An EICR certificate is proof of electrical testing for landlords and a requirement to render all real estate transfers and register rental services.
But don’t worry, you can book a certified electrician to carry out the inspection. The inspection takes less than six hours, depending on the number of installations and their testing procedures. Each specific item is assigned a code upon inspection, which lets you know whether any action must be taken to ensure electrical safety. There are four codes in an EICR test; C1 means the installation in question is considered an electrical hazard and must be repaired or replaced immediately. A C2 shows potential to malfunction and early signs of an electrical fault in the installation.
Further action should be taken to prevent accidents with C2 designated installations. C3 is the green code, so to speak, but the electrician will still let you know about tips on how to improve its electrical safety. The last designation, F1, means the test has produced unsatisfactory results and must be subject to more thorough investigation within 28 days.
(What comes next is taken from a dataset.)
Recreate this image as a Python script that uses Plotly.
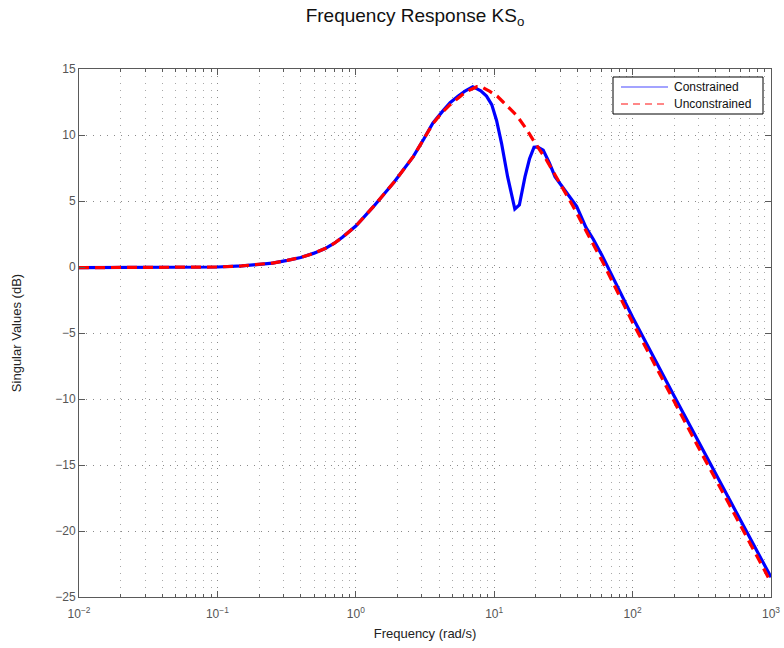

The same period of action applies to C2 designations. Once you sort out the issues highlighted by the test, you will be handed an EICR certificate that confirms your observation of regulations. You must provide the housing authority and tenant within 28 days of receiving the report.
Who can perform certified electrical checks for Landlords?
A qualified electrician can issue a valid EICR. A registered electrician can carry out the tests with competence and provide an overview of the electrical safety in your building. However, if the electrician doesn’t test the installation thoroughly and issues a false C3 code, you could end up with a major electrical accident. So make sure you choose a reliable and trustworthy electrician to carry out your EICR test.
What happens if a landlord violates Electrical Safety Standards?
After the June 1st implementation of Electrical Safety Standards in the Private Rented Sector (England) Regulations 2020, electrical testing for landlords has become an obligation, and violation in observing the regulation can lead to legal repercussions. If the violations are proven in court, the landlord in question could be fined up to thirty thousand pounds.
Although that is a worst-case scenario, the local housing authority first issues a notice informing the landlord of their breach of regulations. If the landlord doesn’t reply in 28 days with an intent to remedy the electrical issues, the local authority usually arranges for remedial work with the tenant’s consent. The costs, however, will be forwarded to the landlord. Further legal action can be taken to appeal this decision. However, it is unlikely to result in compensation for the landlord.
What are the tenants supposed to do to observe regulations?
The tenants are not required to perform regular inspections of electrical installations. Still, if any electrical issues occur in a rented property, they must inform the landlord promptly, which calls for an electrical check for landlords. The tenants also hold the right to grant access to the property for repairs and can legally prohibit electricians from entering their house. They are also responsible for their own appliances and any harm or electrical damages traced back to their device.
What is a PAT test?
Portable Appliance Testing is not a requirement in electrical testing for landlords. Still, if you’re providing furbished apartments for rent, it ensures the safety of appliances like washing machines, dishwashers, and other small electrical appliances. PAT testing is mandatory for HMO landlords or houses in multiple occupations.